1. Krefeld

Atemberaubende Familiengeschichte

Nachlass im Stadtarchiv : Atemberaubende Familiengeschichte

Eine ebenso abenteuerliche wie leidvolle Familiengeschichte wirft ein Licht auf eine verwilderte Zeit und ihre Nachwirkungen. Das Stadtarchiv hat sie aufgearbeitet.

Sein ganzes Berufsleben arbeitete Michael Kasajanow bei den Krefelder Edelstahlwerken, später Thyssen. Wie der gebürtige Russe mitten im Zweiten Weltkrieg nach Krefeld gekommen war und warum er nach dem Krieg zum Krefelder wurde, gleicht einer leidvollen Odyssee. Über sein abenteuerliches Leben schrieb der Rentner ein Buch. Es liegt in elektronischer Fassung im Krefelder Stadtarchiv. Dr. Christoph Moß, stellvertretender Leiter des Archivs, hat es gesichtet.
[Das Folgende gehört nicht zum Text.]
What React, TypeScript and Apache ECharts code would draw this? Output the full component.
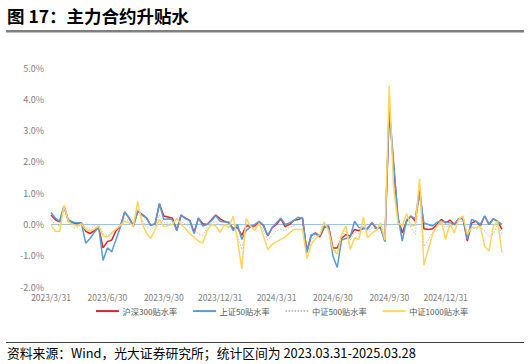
import React, { useEffect, useRef } from "react";
import * as echarts from "echarts";

const startDate = "2023-03-31";
const tickLabels = ["2023/3/31", "2023/6/30", "2023/9/30", "2023/12/31", "2024/3/31", "2024/6/30", "2024/9/30", "2024/12/31"];
const seriesNames = ["沪深300贴水率", "上证50贴水率", "中证500贴水率", "中证1000贴水率"];

const hs300 = [
  0.30, 0.15, 0.08, 0.58, 0.12, 0.05, 0.03, 0.05, -0.22, -0.29,
  -0.20, -0.10, -0.75, -0.55, -0.50, -0.20, -0.05, 0.40, 0.20, -0.05,
  0.42, 0.32, 0.21, -0.03, 0.02, 0.66, 0.27, 0.24, 0.20, -0.18,
  0.30, 0.20, 0.13, -0.25, 0.20, 0.02, 0.00, 0.15, 0.30, 0.18,
  0.10, 0.05, -0.13, -0.10, -0.35, -0.05, -0.05, -0.05, 0.08, -0.03,
  -0.37, -0.10, 0.00, 0.18, -0.07, 0.00, 0.13, 0.16, 0.21, -0.85,
  -0.37, -0.27, -0.40, -0.10, -0.05, -0.75, -0.75, -0.45, -0.32, -0.37,
  -0.16, -0.20, -0.13, -0.13, 0.05, -0.13, -0.09, -0.53, 3.60, 1.90,
  0.20, -0.27, 0.10, 0.27, 0.10, 1.15, -0.14, -0.16, -0.14, 0.00,
  0.16, 0.05, 0.14, 0.00, 0.18, 0.20, -0.53, 0.05, 0.10, -0.05,
  0.27, 0.00, 0.18, 0.10, -0.16,
];

const sz50 = [
  0.38, 0.20, 0.10, 0.60, 0.15, 0.08, 0.05, 0.05, -0.60, -0.45,
  -0.25, -0.08, -1.15, -0.75, -0.87, -0.48, -0.08, 0.40, 0.22, -0.05,
  0.42, 0.30, 0.21, -0.03, 0.02, 0.66, 0.16, 0.18, 0.15, -0.20,
  0.30, 0.18, 0.12, -0.30, 0.21, -0.05, 0.00, 0.12, 0.28, 0.10,
  0.08, 0.08, -0.20, 0.00, -0.48, -0.20, -0.08, 0.00, 0.10, -0.05,
  -0.35, -0.10, 0.05, 0.20, 0.00, 0.05, 0.13, 0.23, 0.18, -0.90,
  -0.33, -0.30, -0.35, -0.05, -0.08, -1.00, -1.38, -0.50, -0.45, -0.40,
  0.10, -0.10, -0.12, -0.15, 0.05, -0.10, -0.12, -0.55, 3.75, 2.00,
  0.27, -0.53, 0.15, 0.25, 0.20, 0.96, 0.05, 0.00, -0.05, 0.07,
  0.10, 0.08, 0.05, 0.00, 0.18, 0.20, -0.48, 0.16, 0.10, 0.00,
  0.27, 0.00, 0.18, 0.10, 0.00,
];

const zz500 = [
  0.15, 0.00, -0.05, 0.55, 0.05, -0.10, -0.12, 0.00, -0.10, -0.15,
  -0.05, 0.00, -0.30, -0.35, -0.30, -0.15, -0.05, 0.20, 0.10, -0.05,
  0.50, 0.15, -0.10, -0.15, -0.05, 0.30, 0.05, 0.05, 0.00, -0.05,
  0.10, 0.00, -0.10, -0.20, -0.30, -0.35, -0.10, 0.05, 0.10, -0.05,
  0.00, 0.00, -0.10, -0.35, -0.80, -0.05, -0.10, -0.10, 0.00, -0.20,
  -0.50, -0.35, -0.20, -0.15, -0.20, -0.10, -0.05, 0.00, -0.03, -0.90,
  -0.50, -0.35, -0.35, -0.05, -0.15, -0.80, -0.85, -0.40, -0.20, -0.50,
  -0.25, -0.30, -0.05, -0.20, -0.10, -0.15, -0.10, -0.50, 4.10, 1.60,
  0.10, -0.20, 0.00, -0.10, -0.32, 1.00, -0.70, -0.50, -0.25, -0.05,
  0.05, -0.10, 0.00, -0.05, 0.10, 0.10, -0.40, -0.10, -0.15, -0.10,
  -0.20, -0.40, -0.30, 0.00, -0.30,
];

const zz1000 = [
  -0.03, -0.22, -0.22, 0.62, 0.10, 0.00, -0.05, 0.02, -0.16, -0.20,
  -0.15, -0.05, -0.37, -0.40, -0.27, -0.15, -0.03, 0.10, 0.05, -0.05,
  0.74, 0.02, -0.27, -0.45, -0.16, 0.16, -0.08, -0.03, 0.00, 0.19,
  0.00, -0.13, -0.30, -0.40, -0.53, -0.60, -0.20, 0.00, -0.05, -0.25,
  0.00, -0.10, 0.27, -0.50, -1.42, 0.19, -0.05, -0.20, 0.05, -0.37,
  -0.80, -0.64, -0.55, -0.48, -0.40, -0.27, -0.16, -0.16, -0.16, -1.10,
  -0.64, -0.45, -0.32, 0.08, -0.20, -0.80, -0.95, -0.32, -0.05, -0.80,
  -0.43, -0.48, 0.23, -0.43, -0.27, -0.20, 0.05, -0.50, 4.42, 1.20,
  0.05, -0.05, 0.35, -0.05, -0.03, 1.46, -1.30, -0.80, -0.32, -0.05,
  0.10, -0.48, 0.03, -0.27, 0.16, 0.27, -0.32, -0.10, -0.10, -0.05,
  -0.70, -0.85, -0.05, 0.10, -0.90,
];

const categories: string[] = (() => {
  const out: string[] = [];
  const d0 = new Date(startDate + "T00:00:00Z");
  for (let i = 0; i < hs300.length; i++) {
    const d = new Date(d0.getTime() + i * 7 * 86400000);
    out.push(`${d.getUTCFullYear()}/${d.getUTCMonth() + 1}/${d.getUTCDate()}`);
  }
  return out;
})();

const FONT = '"Noto Sans CJK SC", "Noto Sans", sans-serif';

export default function App() {
  const ref = useRef<HTMLDivElement>(null);
  useEffect(() => {
    if (!ref.current) return;
    const chart = echarts.init(ref.current, null, { renderer: "svg" });
    const colors = ["#D42A2A", "#5B9BD5", "#BFBFBF", "#FFD560"];
    const datasets = [hs300, sz50, zz500, zz1000];
    chart.setOption({
      animation: false,
      backgroundColor: "#ffffff",
      textStyle: { fontFamily: FONT },
      grid: { left: 51, right: 28, top: 68, bottom: 77, containLabel: false },
      legend: {
        left: 90,
        top: 302,
        itemWidth: 23,
        itemHeight: 10,
        itemGap: 15,
        itemStyle: { opacity: 0 },
        textStyle: { color: "#595959", fontSize: 8.2, fontFamily: FONT, padding: [0, 0, 0, -1.5] },
        data: seriesNames,
      },
      xAxis: {
        type: "category",
        data: categories,
        boundaryGap: false,
        axisLine: { show: false },
        axisTick: { show: false },
        splitLine: { show: false },
        axisLabel: {
          interval: 12,
          margin: 6,
          color: "#808080",
          fontSize: 8.5,
          fontFamily: FONT,
          formatter: (_v: string, idx: number) => (idx % 13 === 0 && tickLabels[idx / 13]) || "",
        },
      },
      yAxis: {
        type: "value",
        min: -2,
        max: 5,
        interval: 1,
        axisLine: { show: false },
        axisTick: { show: false },
        splitLine: { show: false },
        axisLabel: {
          color: "#808080",
          fontSize: 9,
          fontFamily: FONT,
          margin: 7,
          formatter: (v: number) => v.toFixed(1) + "%",
        },
      },
      series: datasets.map((d, k) => ({
        name: seriesNames[k],
        type: "line",
        data: d,
        symbol: "none",
        showSymbol: false,
        z: k === 2 ? 1 : 2 + k,
        lineStyle: {
          color: colors[k],
          width: k === 2 ? 1 : 1.5,
          type: k === 2 ? [1.5, 1.5] : "solid",
        },
        itemStyle: { color: colors[k] },
        markLine:
          k === 0
            ? {
                silent: true,
                symbol: "none",
                label: { show: false },
                lineStyle: { color: "#9DC3E6", width: 1.2, type: "solid" },
                data: [{ yAxis: 0 }],
                z: 0,
              }
            : undefined,
      })),
      graphic: [
        {
          type: "text",
          x: 7,
          y: 15,
          style: {
            text: "图 17：主力合约升贴水",
            font: `bold 17.5px ${FONT}`,
            fill: "#000000",
            verticalAlign: "middle",
          },
        },
        { type: "rect", shape: { x: 6, y: 30, width: 518, height: 2.5 }, style: { fill: "#7F7F7F" } },
        { type: "rect", shape: { x: 6, y: 342, width: 518, height: 1 }, style: { fill: "#404040" } },
        {
          type: "text",
          x: 7,
          y: 352,
          style: {
            text: "资料来源：Wind，光大证券研究所；统计区间为 2023.03.31-2025.03.28",
            font: `12.8px ${FONT}`,
            fill: "#000000",
            verticalAlign: "middle",
          },
        },
      ],
    });
    return () => chart.dispose();
  }, []);
  return <div ref={ref} style={{ position: "fixed", left: 0, top: 0, width: 530, height: 364 }} />;
}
„Wir lagern im Archiv neben den offiziellen Quellen auch Selbstzeugnisse einzelner Bürger“, erläutert Dr. Moß. Das trägt zum Verständnis vergangener Zeiten wesentlich bei. Tagebücher, Fotoalben, private Briefe und andere Unterlagen können eine Geschichte „von unten“ erzählen. So liegt dem Stadtarchiv beispielsweise auch das Tagebuch eines Bockumers aus den Jahren 1779 - 1792 vor, in dem die lokale Politik gespiegelt wird. Aber ebenso  die Erinnerungen eines Stadtverordneten aus dem Jahre 1901 über die Eingemeindung von Linn sind sehr aufschlussreich. „Vieles ist noch nicht erforscht“, macht Dr. Moß auf die Nachlässe einzelner Familien aufmerksam.  

Als Sohn und Tochter von Michael Kasajanow (1924 - 2019) dem Stadtarchiv die Memoiren ihres  verstorbenen Vaters übergaben, hielt Dr. Moß einen weiteren Schatz in den Händen. Wirft dieser doch ein Licht auf eine verwilderte Zeit.

Die Familie Kasajanow litt in den 40er Jahren in Russland unter dem Terror Stalins. Sie wurde enteignet und verfolgt. Deshalb meldete sich der 18-jährige Michael freiwillig zur Arbeit in Deutschland, als deutsche Truppen 1942 weit in die damalige Sowjetunion vorgedrungen waren. In Krefeld angekommen, wurde er aber vom Nazi-Regime als Zwangsarbeiter eingesetzt. Und zwar in den Edelstahlwerken. Nach dem Krieg drohten dem jungen Mann in seiner russischen Heimat Repressalien, da er beim Feind gearbeitet hatte. Also kehrte er unter falschem Namen nach Krefeld zurück und gründete hier eine Familie. Er arbeitete wieder bei den Edelstahlwerken und bildete sich zum  Industriemeister weiter. Seine Eltern und Geschwister sah er nicht wieder. Erst 1986 konnte er in die Heimat reisen und seine Mutter wieder in die Arme schließen. Der Vater war verstorben.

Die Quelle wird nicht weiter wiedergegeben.